Monday, 16 July 2012

Lost blog

All the posts I've made in the last few weeks where lost cos I stupidly signed out of my blog and then forgot my e mail address that i had created to start it oh well got it back or most of it I hope..

TUESDAY, 26 JUNE 2012


Pairings

I read this today and loved it so much not only for the beauty of the words but also for its truthfulness....
Often, during my (many) moments of people watching, I pay particular attention to couples. What was it that drew them to each other; what keeps them together? Over the years I've seen friends and family un-couple and re-couple. I've done the same myself. Sometimes it's a mystery why one individual is chosen over another. But a greater mystery to me is this deep need to move through life with another person. At times it seems that being in a pair demands more than it gives; times when love can be hard to summon. Times, to be honest, especially with the conflicting needs of family life, when a relationship seems less a matter of love than a practical arrangement. There is no hiding in a long relationship; all one's flaws are exposed and tested, over and again. To know someone utterly is to be known, and the vulnerability that comes with that sometimes overwhelms me.  
But to be willing to endure this exposure, endure all the compromise and contingencies and uncertainties that moving through life with another person involves, is to me what love is. To love someone despite, as well as because. To ask 'would I do it again?' and be able to answer yes. Yes. What more?

SUNDAY, 24 JUNE 2012


Midwinter festival

Last night we took ourselves into Dunedin for the 2nd time to watch the parade of the lanterns in the octagon for the annual mid winter festival (it had been rained out on the previous night). But it was well worth the return trip, so magical, all those little kids with their lanterns pleased as punch with themselves, but most of all so nice to do things together. Things like that would have always been shelved before because of always working or always been too tired from working to do anything motivated outside the house. Anyway basically nice to have a life again. Afterwards we went to my daughters and I cooked up my famous chicken curry that was so yum and warming and we sat and watched Friends re runs on a dvd sets she'd just bought back from Asia.

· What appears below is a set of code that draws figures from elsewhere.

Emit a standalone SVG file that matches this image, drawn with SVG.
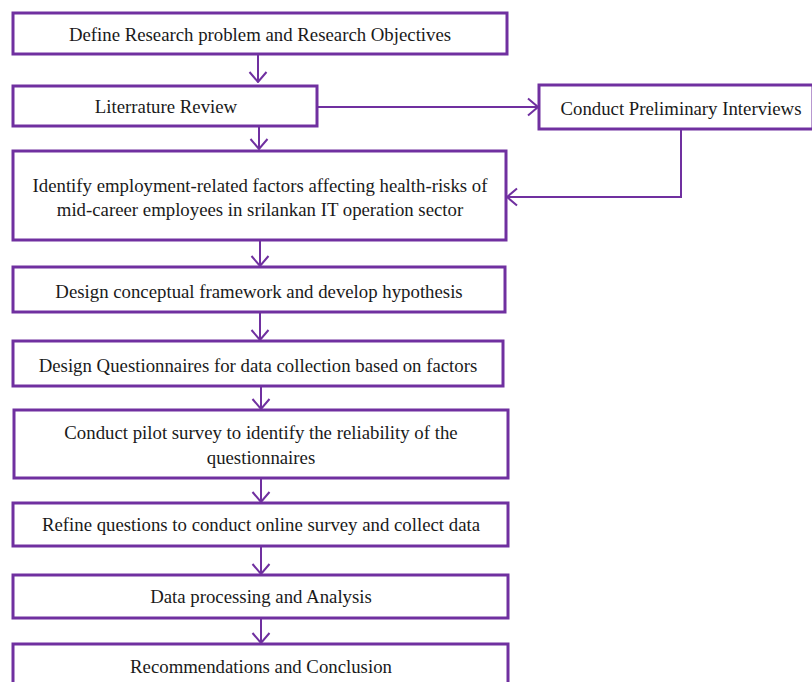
<svg xmlns="http://www.w3.org/2000/svg" width="812" height="682" viewBox="0 0 812 682">
<defs>
<style>
.box{fill:#fff;stroke:#7030A0;stroke-width:3}
.t{font-family:"Liberation Serif","Times New Roman",serif;font-size:18.8px;fill:#1a1a1a;text-anchor:middle}
.c{fill:none;stroke:#7030A0;stroke-width:2}
</style>
<marker id="ah" viewBox="0 0 12 20" refX="11" refY="10" markerWidth="12" markerHeight="20" markerUnits="userSpaceOnUse" orient="auto">
<path d="M1,1.5 L11,10 L1,18.5" fill="none" stroke="#7030A0" stroke-width="2"/>
</marker>
</defs>
<rect width="812" height="682" fill="#fff"/>
<g id="connectors">
<line class="c" x1="258" y1="55" x2="258" y2="82" marker-end="url(#ah)"/>
<line class="c" x1="259" y1="127" x2="259" y2="149" marker-end="url(#ah)"/>
<line class="c" x1="318" y1="107" x2="538" y2="107" marker-end="url(#ah)"/>
<polyline class="c" points="681,130 681,197 507,197" marker-end="url(#ah)"/>
<line class="c" x1="260" y1="241" x2="260" y2="266" marker-end="url(#ah)"/>
<line class="c" x1="260" y1="313" x2="260" y2="340" marker-end="url(#ah)"/>
<line class="c" x1="261" y1="387" x2="261" y2="409" marker-end="url(#ah)"/>
<line class="c" x1="261" y1="479" x2="261" y2="502" marker-end="url(#ah)"/>
<line class="c" x1="261" y1="547" x2="261" y2="574" marker-end="url(#ah)"/>
<line class="c" x1="261" y1="619" x2="261" y2="643" marker-end="url(#ah)"/>
</g>
<g id="n1"><rect class="box" x="13" y="13" width="494" height="41"/><text class="t" x="260" y="41">Define Research problem and Research Objectives</text></g>
<g id="n2"><rect class="box" x="13" y="86" width="304" height="40"/><text class="t" x="166" y="113">Literrature Review</text></g>
<g id="n3"><rect class="box" x="539" y="85" width="274" height="44"/><text class="t" x="681" y="115">Conduct Preliminary Interviews</text></g>
<g id="n4"><rect class="box" x="13" y="151" width="493" height="89"/><text class="t" x="260" y="192">Identify employment-related factors affecting health-risks of</text><text class="t" x="260" y="216">mid-career employees in srilankan IT operation sector</text></g>
<g id="n5"><rect class="box" x="13" y="267" width="492" height="45"/><text class="t" x="259" y="298">Design conceptual framework and develop hypothesis</text></g>
<g id="n6"><rect class="box" x="13" y="341" width="490" height="45"/><text class="t" x="258" y="372">Design Questionnaires for data collection based on factors</text></g>
<g id="n7"><rect class="box" x="14" y="410" width="494" height="68"/><text class="t" x="261" y="439">Conduct pilot survey to identify the reliability of the</text><text class="t" x="261" y="464">questionnaires</text></g>
<g id="n8"><rect class="box" x="13" y="503" width="495" height="43"/><text class="t" x="261" y="531">Refine questions to conduct online survey and collect data</text></g>
<g id="n9"><rect class="box" x="13" y="575" width="495" height="43"/><text class="t" x="261" y="603">Data processing and Analysis</text></g>
<g id="n10"><rect class="box" x="13" y="644" width="495" height="50"/><text class="t" x="261" y="673">Recommendations and Conclusion</text></g>
</svg>
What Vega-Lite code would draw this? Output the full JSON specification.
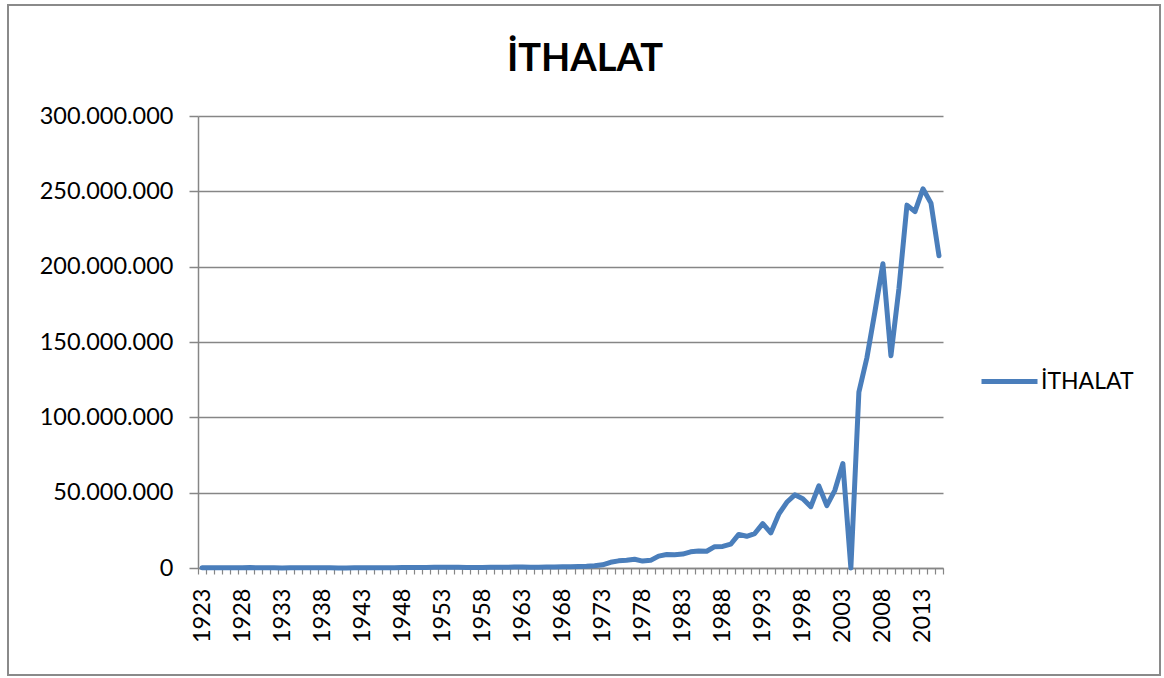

All in all was a lovely night. We headed off home and gave the fire a hurry up and sat and watched midsommer murders- bliss for a cosy end to a mid winters evening.

MONDAY, 18 JUNE 2012


Daughters

I have two daughters.
My oldest L is 28 and the mother to 4 littlies. She (and always has been) a passionate individual, highly strung and wears her heart on her sleeve. Sometimes her mouth doesn't quite have a filter when it should, although she has learnt as she got older, and she has developed more tack. Her most unfortunate habit is she is a terrible worrier and she uses who is closest to her as her sounding board so she often is guilty of sharing whatever has been she's her then sailing off feeling, 'Oh so much better' but leaving the recipient i.e: me or her husband N, a blithering mess. Anyway you always know where you stand with her and we share a love of cooking and she is generous to a fault and also intrinsically honest. Even though sometimes she frustrates the hell out of me, I also love her to bits.
K is my baby although she is 24 now, she has always seemed older and calmer and more mature somehow. She has been much more independent of home from an earlier age. She isn't a great finisher but has a great work ethic and loves loves fashion. She is very involved with her boyfriend to the point of not really having many interests of her own, which I must admit worries me at times. She also holds her cards very close to her chest or thinks she does, but actually I find her very easy to read. She is funny, kind and sweet. And I love her to bits too.
As you can read two very different individuals my daughters, but oh how I love them and am so proud of them in their different ways.

SUNDAY, 17 JUNE 2012


Weekend slow down

Just had some builders here doing a job that we ear marked 3 months ago, anyway good to have it finally done. I find I really have to force myself to be sociable these days especially on my own turf (so to speak) I love having the house to myself and see any intrusion as just that-a intrusion. But no man is an island and I actually enjoy the company when it arrives, I just wouldn't actively seek it out. To much like my good old da for my own good..
We had a really lovely weekend so nice just to muck around and spend time doing stuff, my back is a lot better (thank god).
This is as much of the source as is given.